> _Stated problem_
In the copy, include every entry exactly but none of the pictures.
━━━━━ Provided entries ━━━━━
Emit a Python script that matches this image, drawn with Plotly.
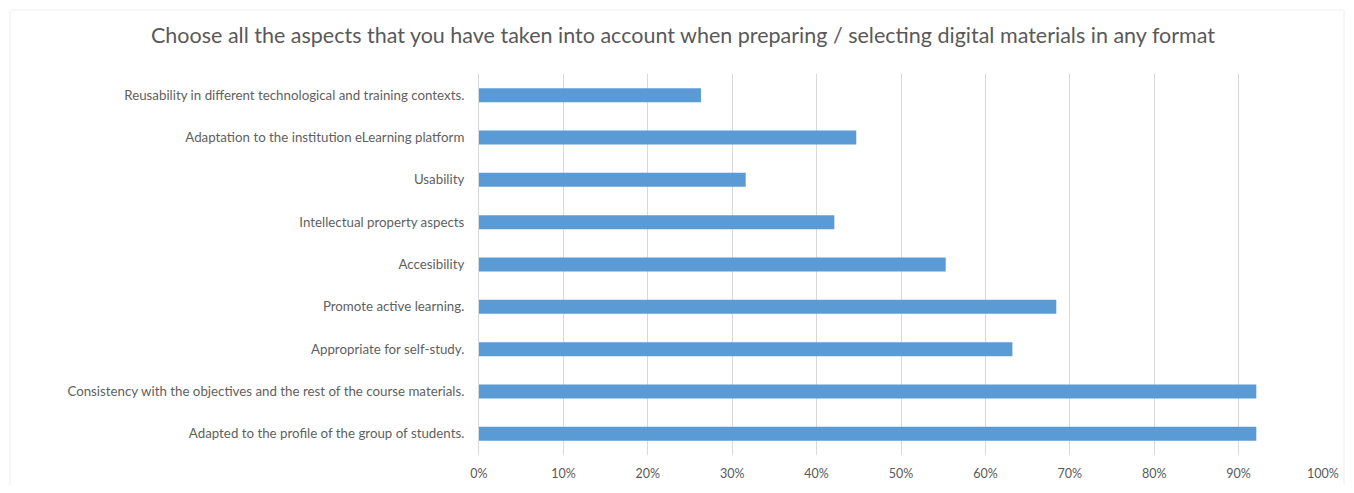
import plotly.graph_objects as go

categories = [
    "Adapted to the profile of the group of students.",
    "Consistency with the objectives and the rest of the course materials.",
    "Appropriate for self-study.",
    "Promote active learning.",
    "Accesibility",
    "Intellectual property aspects",
    "Usability",
    "Adaptation to the institution eLearning platform",
    "Reusability in different technological and training contexts.",
]
values = [0.921, 0.921, 0.632, 0.684, 0.553, 0.421, 0.316, 0.447, 0.263]
tick_vals = [0, 0.1, 0.2, 0.3, 0.4, 0.5, 0.6, 0.7, 0.8, 0.9, 1.0]
tick_text = ["0%", "10%", "20%", "30%", "40%", "50%", "60%", "70%", "80%", "90%", "100%"]

W, H = 1338, 477
L, R, T, B = 471, 23, 66, 30
PW, PH = W - L - R, H - T - B

fig = go.Figure(go.Bar(
    x=values, y=categories, orientation="h",
    marker=dict(color="#5B9BD5", line=dict(width=0)),
    width=0.33,
))

fig.update_layout(
    width=W, height=H,
    paper_bgcolor="white", plot_bgcolor="white",
    margin=dict(l=L, r=R, t=T, b=B, autoexpand=False),
    title=dict(
        text="Choose all the aspects that you have taken into account when preparing / selecting digital materials in any format",
        x=(683 - 8) / W, xanchor="center", y=1 - 27 / H, yanchor="middle",
        font=dict(family="Lato", size=21.5, color="#595959"),
    ),
    font=dict(family="Lato", size=12, color="#595959"),
    showlegend=False,
)
fig.update_xaxes(
    range=[0, 1.0], tickvals=tick_vals, ticktext=tick_text,
    showgrid=True, gridcolor="#D9D9D9", gridwidth=1,
    zeroline=False, showline=False,
    ticks="", ticklabelstandoff=9,
    tickfont=dict(size=12.5, color="#595959"),
)
fig.update_yaxes(
    showgrid=False, zeroline=False,
    showline=True, linecolor="#D9D9D9", linewidth=1,
    ticks="", ticklabelstandoff=11,
    tickfont=dict(size=13.3, color="#5F5F5F"),
)
fig.add_shape(type="rect", xref="paper", yref="paper",
              x0=-(L - 2) / PW, x1=1 + (R - 2) / PW, y0=-(B + 20) / PH, y1=1 + (T - 2) / PH,
              line=dict(color="#EEEEEE", width=1), fillcolor="rgba(0,0,0,0)", layer="below")

fig.write_html("out.html")
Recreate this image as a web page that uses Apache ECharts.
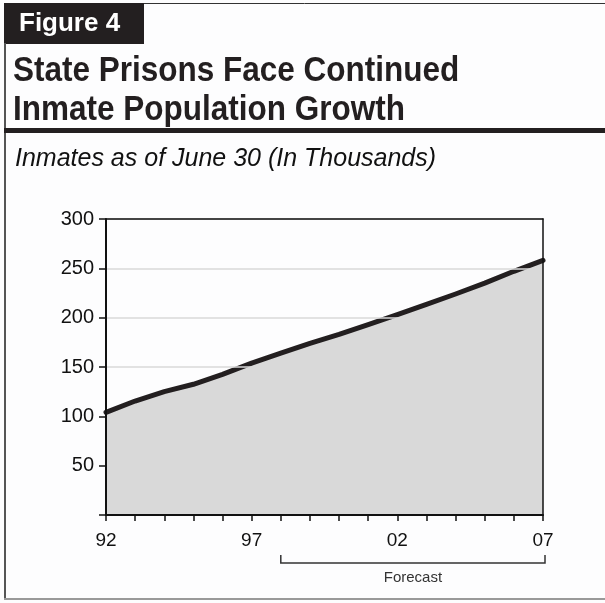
━━━━━
> _Response below_
Emit a Python script that matches this image, drawn with Plotly.
import plotly.graph_objects as go

categories = [
    "Adapted to the profile of the group of students.",
    "Consistency with the objectives and the rest of the course materials.",
    "Appropriate for self-study.",
    "Promote active learning.",
    "Accesibility",
    "Intellectual property aspects",
    "Usability",
    "Adaptation to the institution eLearning platform",
    "Reusability in different technological and training contexts.",
]
values = [0.921, 0.921, 0.632, 0.684, 0.553, 0.421, 0.316, 0.447, 0.263]
tick_vals = [0, 0.1, 0.2, 0.3, 0.4, 0.5, 0.6, 0.7, 0.8, 0.9, 1.0]
tick_text = ["0%", "10%", "20%", "30%", "40%", "50%", "60%", "70%", "80%", "90%", "100%"]

W, H = 1338, 477
L, R, T, B = 471, 23, 66, 30
PW, PH = W - L - R, H - T - B

fig = go.Figure(go.Bar(
    x=values, y=categories, orientation="h",
    marker=dict(color="#5B9BD5", line=dict(width=0)),
    width=0.33,
))

fig.update_layout(
    width=W, height=H,
    paper_bgcolor="white", plot_bgcolor="white",
    margin=dict(l=L, r=R, t=T, b=B, autoexpand=False),
    title=dict(
        text="Choose all the aspects that you have taken into account when preparing / selecting digital materials in any format",
        x=(683 - 8) / W, xanchor="center", y=1 - 27 / H, yanchor="middle",
        font=dict(family="Lato", size=21.5, color="#595959"),
    ),
    font=dict(family="Lato", size=12, color="#595959"),
    showlegend=False,
)
fig.update_xaxes(
    range=[0, 1.0], tickvals=tick_vals, ticktext=tick_text,
    showgrid=True, gridcolor="#D9D9D9", gridwidth=1,
    zeroline=False, showline=False,
    ticks="", ticklabelstandoff=9,
    tickfont=dict(size=12.5, color="#595959"),
)
fig.update_yaxes(
    showgrid=False, zeroline=False,
    showline=True, linecolor="#D9D9D9", linewidth=1,
    ticks="", ticklabelstandoff=11,
    tickfont=dict(size=13.3, color="#5F5F5F"),
)
fig.add_shape(type="rect", xref="paper", yref="paper",
              x0=-(L - 2) / PW, x1=1 + (R - 2) / PW, y0=-(B + 20) / PH, y1=1 + (T - 2) / PH,
              line=dict(color="#EEEEEE", width=1), fillcolor="rgba(0,0,0,0)", layer="below")

fig.write_html("out.html")
Recreate this image as a web page that uses Apache ECharts.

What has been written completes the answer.